The bill also would remove administrative duties from the trustees and instead give them an advisory role to the director.

Lincoln Sen. Danielle Conrad echoed concerns about LB1169 that she expressed during the first round of debate. She said some of the state’s most troubled entities are code agencies and that changing the status of History Nebraska is the “wrong remedy” to address the agency’s problematic recent history.

In addition, Conrad said, placing the director under the governor carries a danger of having the agency’s work become an extension of the political beliefs of whomever appoints them.

She offered an amendment that would require the agency director to ensure that the study and presentation of exhibits and other material is conducted in a way that “stimulates, encourages and protects” freedom of expression and academic freedom.

Conrad said the amendment mirrors language in state law that governs the Nebraska Arts Council and would place “guardrails” around the work of History Nebraska.

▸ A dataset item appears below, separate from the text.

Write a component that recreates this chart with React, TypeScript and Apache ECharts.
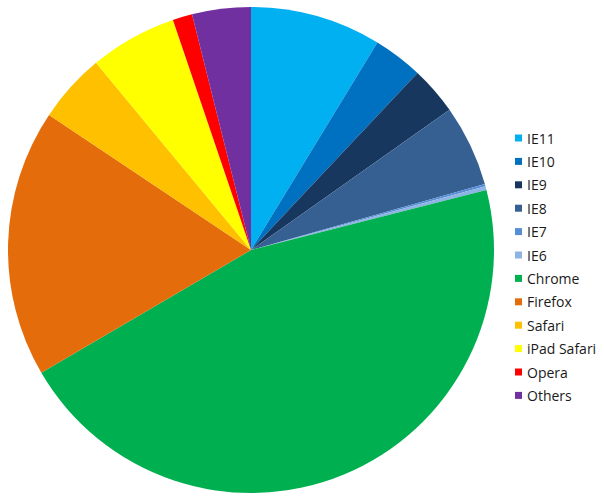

“I do think that this makes the bill better and will … make sure that their important work continues without political interference,” Conrad said. “We need to keep the focus on the mission.”

Omaha Sen. Machaela Cavanaugh supported the amendment. She noted what she described as lawmakers’ failure to thoroughly vet the governor’s appointee to lead the state Department of Health and Human Services — whose appointment was approved earlier in the day — and expressed concern that the same might happen with the future leader of History Nebraska.

Following the 35-0 adoption of the Conrad amendment, senators voted 31-0 to advance LB1169 to final reading.